Experimental results show that this "filtering-guided reasoning" architecture significantly improves the accuracy of information representation, which proves the effectiveness of combining heterogeneous graph reasoning (for enriching information representation) and multi-level filtering mechanisms (for information denoising) in the DocRE task.
- Ubuntu-18.10.1(4.18.0-25-generic)
- Python(3.6.8)
- Cuda(10.1.243)
- matplotlib (3.3.2)
- networkx (2.4)
- nltk (3.4.5)
- numpy (1.19.2)
- torch (1.3.0)
First you should get pretrained Bert_base model from huggingface and put it into ./bert/bert-base-uncased/.

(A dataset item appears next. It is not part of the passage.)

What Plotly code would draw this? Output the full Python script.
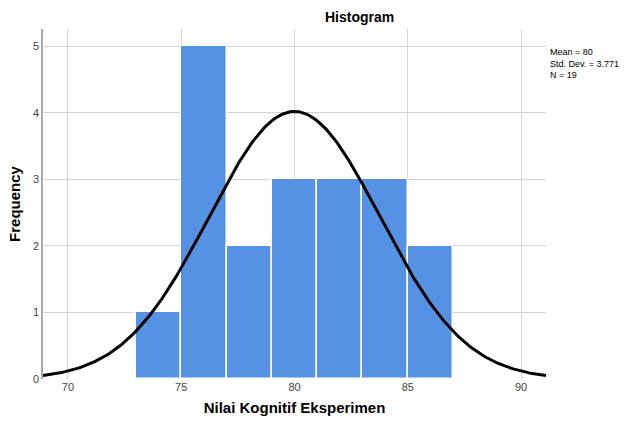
import numpy as np
import plotly.graph_objects as go

# Histogram bins (width 2) and their counts
bin_centers = [74, 76, 78, 80, 82, 84, 86]
counts = [1, 5, 2, 3, 3, 3, 2]
bin_width = 2

# Summary statistics shown in the side note
mean = 80
std_dev = 3.771
n = 19

x_ticks = [70, 75, 80, 85, 90]
y_ticks = [0, 1, 2, 3, 4, 5]

# Fitted normal curve scaled to counts per bin
x_curve = np.linspace(68.9, 91.1, 300)
y_curve = n * bin_width / (std_dev * np.sqrt(2 * np.pi)) * np.exp(-0.5 * ((x_curve - mean) / std_dev) ** 2)

fig = go.Figure()
fig.add_trace(go.Bar(
    x=bin_centers, y=counts, width=bin_width,
    marker=dict(color="#5592E4", line=dict(color="white", width=1.5)),
    hoverinfo="x+y",
))
fig.add_trace(go.Scatter(
    x=x_curve, y=y_curve, mode="lines",
    line=dict(color="black", width=3),
    hoverinfo="skip",
))

font_family = "Arial, Liberation Sans, sans-serif"

fig.update_layout(
    width=624, height=422,
    margin=dict(l=43, r=78, t=29, b=43),
    paper_bgcolor="white", plot_bgcolor="white",
    showlegend=False,
    bargap=0,
    font=dict(family=font_family, color="#333333", size=11),
    xaxis=dict(
        range=[68.9, 91.1], tickvals=x_ticks, ticks="",
        showgrid=True, gridcolor="#D4D4D4", gridwidth=1,
        showline=False, zeroline=False, automargin=False,
        tickfont=dict(size=11, color="#444444"),
        title=dict(text="<b>Nilai Kognitif Eksperimen</b>", font=dict(size=15, color="black", family=font_family), standoff=10),
    ),
    yaxis=dict(
        range=[0, 5.26], tickvals=y_ticks, ticks="",
        showgrid=True, gridcolor="#D4D4D4", gridwidth=1,
        showline=True, linecolor="#A8A8A8", linewidth=1.5,
        zeroline=False, automargin=False,
        tickfont=dict(size=11, color="#444444"),
        title=dict(text="<b>Frequency</b>", font=dict(size=15, color="black", family=font_family), standoff=9),
    ),
)

fig.add_annotation(
    text="<b>Histogram</b>", xref="paper", yref="paper",
    x=0.63, y=1.0, xanchor="center", yanchor="bottom", yshift=2,
    showarrow=False, font=dict(size=14, color="black", family=font_family),
)

fig.add_annotation(
    text="Mean = 80<br>Std. Dev. = 3.771<br>N = 19",
    xref="paper", yref="paper", x=1.0, y=0.955, xshift=2,
    xanchor="left", yanchor="top", align="left", showarrow=False,
    font=dict(size=9, color="black", family=font_family),
)

fig.write_html("out.html")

Before running our code you need to obtain the DocRED dataset from the author of the dataset, Here.
After downing DocRED, you can use gen_data_extend_graph.py to preprocess data for Glove-HDR-DREM and use gen_bert_data_extend_graph.py to preprocess data for BERT-HDR-DREM. Finally, processed data will be saved into ./prepro_data and ./prepro_data_bert respectively.
For the CDR, you can obtain it from https://biocreative.bioinformatics.udel.edu/tasks/biocreative-v/track-3-cdr/.
For the GDA, you can obtain it from https://bitbucket.org/alexwuhkucs/gda-extraction/src/master/.
train.py used to start training
test.py used to evaluation model's performance on Dev or Test set.
Config.py is for training Glove-based model And Config_bert.py is used for training Bert_based model
For Dev set, you can use test.py to evaluate you trained model.
For Test set, you should first use test.py to get test results which saved in ./result, and submit it into Condalab competition.